15. Property rights of third parties
The customer guarantees that documents, samples, models, templates (hereinafter collectively referred to as “templates”) supplied by him do not infringe any rights of third parties, in particular no industrial property rights, copyrights, trademark rights, utility models, patents, etc. (hereinafter collectively referred to as “industrial property rights”). The Customer shall indemnify Propulsion against all claims asserted by third parties against Propulsion in connection with the use of templates supplied by the Customer due to the infringement of industrial property rights. This includes in particular defense and legal costs as well as other damages. Propulsion shall inform the Customer without delay if third parties assert such claims. The aforementioned indemnification agreement shall not apply if the customer is not at fault.

16. Confidentiality
Insofar as information (in particular documents, samples, models and data) is transferred within the scope of the business relationship, the contracting parties shall keep such information secret and use it exclusively for the purpose of fulfilling the purpose of the contract. This confidentiality agreement shall not apply to information which is already public knowledge at the time of transfer or which was already known to the contracting party at the time of receipt or which the contracting party had already lawfully received from a third party in a legal manner at the time of transfer.

17. Termination of long-term / call-off contracts / price adjustment
17.1 If long-term or call-off contracts are concluded with the Customer, they may be terminated with 4 weeks’ notice to the end of the month. Notice of termination must be given in writing.

17.2 Propulsion reserves the right to change the agreed prices and/or their structure at any time in the event of rising costs (production costs, personnel costs, material costs) by giving eight weeks’ written notice to the end of the month (change notice period). Should the resulting increase in the price amount to more than 5 percent of the previous price within a contractual year, the customer shall be entitled to terminate the contractual relationship with a notice period of one calendar month to the end of the change notice period.

18. Final provisions
18.1 Propulsion shall not recognize any general terms and conditions of business or contract of the Customer that conflict with or deviate from these General Terms and Conditions of Sale and Delivery unless Propulsion expressly agrees to their application in writing.

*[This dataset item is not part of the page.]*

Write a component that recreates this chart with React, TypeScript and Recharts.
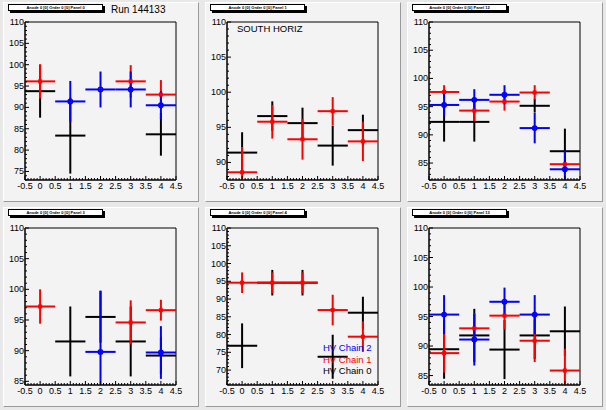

These General Terms and Conditions of Sale and Delivery shall also apply if Propulsion carries out the delivery to the Customer without reservation in the knowledge that the Customer’s terms and conditions conflict with or deviate from these Terms and Conditions of Sale.

18.2 In commercial transactions, the parties agree that the exclusive place of jurisdiction for all disputes arising in connection with the performance of this Agreement shall be the registered office of Propulsion.

18.3 The business relationship and all legal issues arising therefrom shall be governed exclusively by the laws of the Federal Republic of Germany, excluding the UN Convention on Contracts for the International Sale of Goods.